# Exercise description
Only the lines from the start of the data below through the line that contains "plt.rcParams['mathtext.it'] = 'Liberation" are to be copied, exactly and without pictures.

# Data extract

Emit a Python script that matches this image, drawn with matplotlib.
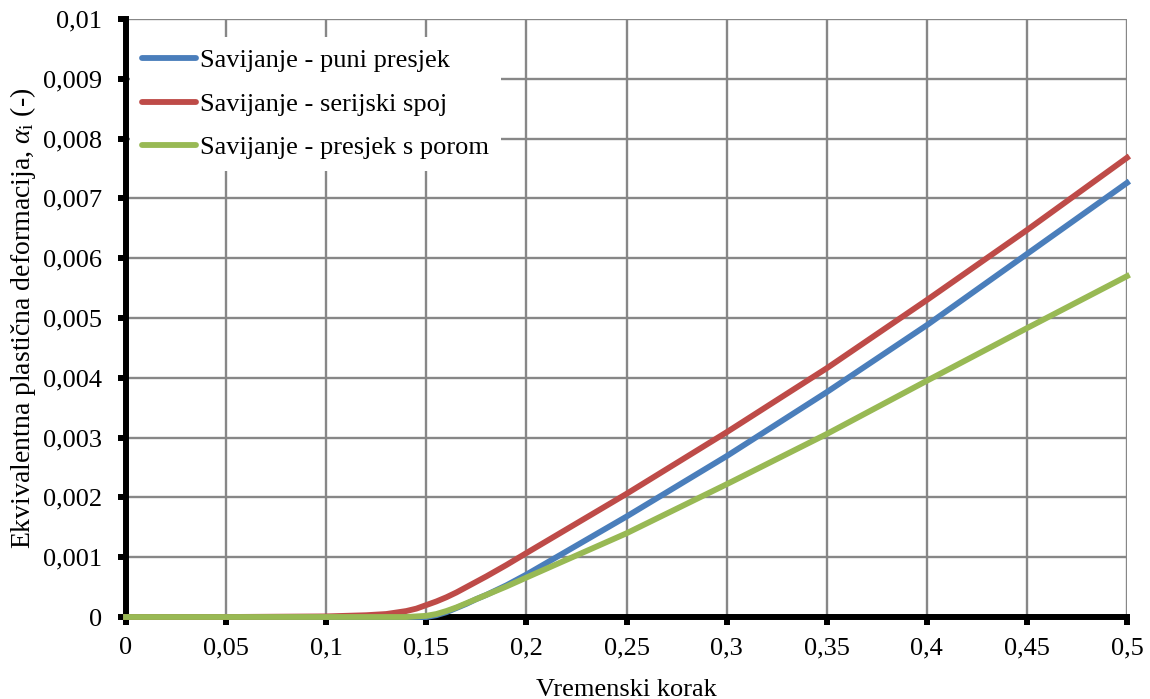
import matplotlib
matplotlib.use('Agg')
import matplotlib.pyplot as plt
from matplotlib.ticker import FuncFormatter

plt.rcParams['font.family'] = 'Liberation Serif'
plt.rcParams['mathtext.fontset'] = 'custom'
plt.rcParams['mathtext.rm'] = 'Liberation Serif'
plt.rcParams['mathtext.it'] = 'Liberation Serif:italic'

# data
time_step = [0, 0.05, 0.1, 0.12, 0.13, 0.14, 0.145, 0.15, 0.155, 0.16, 0.165, 0.17, 0.175,
             0.18, 0.19, 0.2, 0.25, 0.3, 0.35, 0.4, 0.45, 0.5]
puni = [0, 0, 0, 0, 0, 0, 0, 0, 0.00003, 0.00008, 0.00015, 0.00022, 0.0003,
        0.00037, 0.00053, 0.00071, 0.00168, 0.00269, 0.00376, 0.00488, 0.00607, 0.00726]
serijski = [0, 0, 0.00001, 0.00003, 0.00005, 0.0001, 0.00014, 0.0002, 0.00026, 0.00033, 0.00041, 0.0005, 0.00059,
            0.00068, 0.00087, 0.00107, 0.00206, 0.00309, 0.00416, 0.0053, 0.00647, 0.00768]
porom = [0, 0, 0, 0, 0, 0, 0.00001, 0.00002, 0.00005, 0.0001, 0.00016, 0.00023, 0.0003,
         0.00037, 0.00051, 0.00066, 0.0014, 0.00222, 0.00306, 0.00395, 0.00483, 0.0057]
labels = ['Savijanje - puni presjek', 'Savijanje - serijski spoj', 'Savijanje - presjek s porom']
colors = ['#4A7EBB', '#BE4B48', '#98B954']

fig = plt.figure(figsize=(11.5, 6.99), dpi=100)
ax = fig.add_axes([0.1096, 0.1173, 0.8704, 0.8555])

for y, lab, c in zip([puni, serijski, porom], labels, colors):
    ax.plot(time_step, y, color=c, linewidth=4.2, label=lab, clip_on=False, zorder=4,
            solid_joinstyle='round')

ax.set_xlim(0, 0.5)
ax.set_ylim(0, 0.01)
ax.set_xticks([i * 0.05 for i in range(11)])
ax.set_yticks([i * 0.001 for i in range(11)])


def comma_fmt(v, pos):
    s = ('%.3f' % v).rstrip('0').rstrip('.')
    return s.replace('.', ',')


ax.xaxis.set_major_formatter(FuncFormatter(comma_fmt))
ax.yaxis.set_major_formatter(FuncFormatter(comma_fmt))

ax.grid(True, color='#878787', linewidth=1.7)
ax.set_axisbelow(True)
for side in ['top', 'right']:
    ax.spines[side].set_visible(False)
for side in ['left', 'bottom']:
    ax.spines[side].set_linewidth(4.3)
    ax.spines[side].set_zorder(3.5)
ax.tick_params(axis='both', labelsize=19, width=4.3, length=6, direction='out')
ax.tick_params(axis='x', pad=8.5)
ax.tick_params(axis='y', pad=11)

ax.set_xlabel('Vremenski korak', fontsize=19)
ax.xaxis.set_label_coords(0.5, -0.103)
ax.set_ylabel(r'Ekvivalentna plastična deformacija, $\alpha_\mathrm{i}$ (-)', fontsize=20)
ax.yaxis.set_label_coords(-0.088, 0.5)

leg = ax.legend(loc='upper left', bbox_to_anchor=(0.004, 0.97), fontsize=19,
                frameon=True, facecolor='white', edgecolor='none', framealpha=1,
                fancybox=False, handlelength=2.05, handletextpad=0.15,
                labelspacing=0.76, borderpad=0.45, borderaxespad=0)
leg.set_zorder(3)
for h in leg.get_lines():
    h.set_solid_capstyle('round')

fig.savefig('out.png', dpi=100)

# Written reply
Emit a Python script that matches this image, drawn with matplotlib.
import matplotlib
matplotlib.use('Agg')
import matplotlib.pyplot as plt
from matplotlib.ticker import FuncFormatter

plt.rcParams['font.family'] = 'Liberation Serif'
plt.rcParams['mathtext.fontset'] = 'custom'
plt.rcParams['mathtext.rm'] = 'Liberation Serif'
plt.rcParams['mathtext.it'] = 'Liberation Serif:italic'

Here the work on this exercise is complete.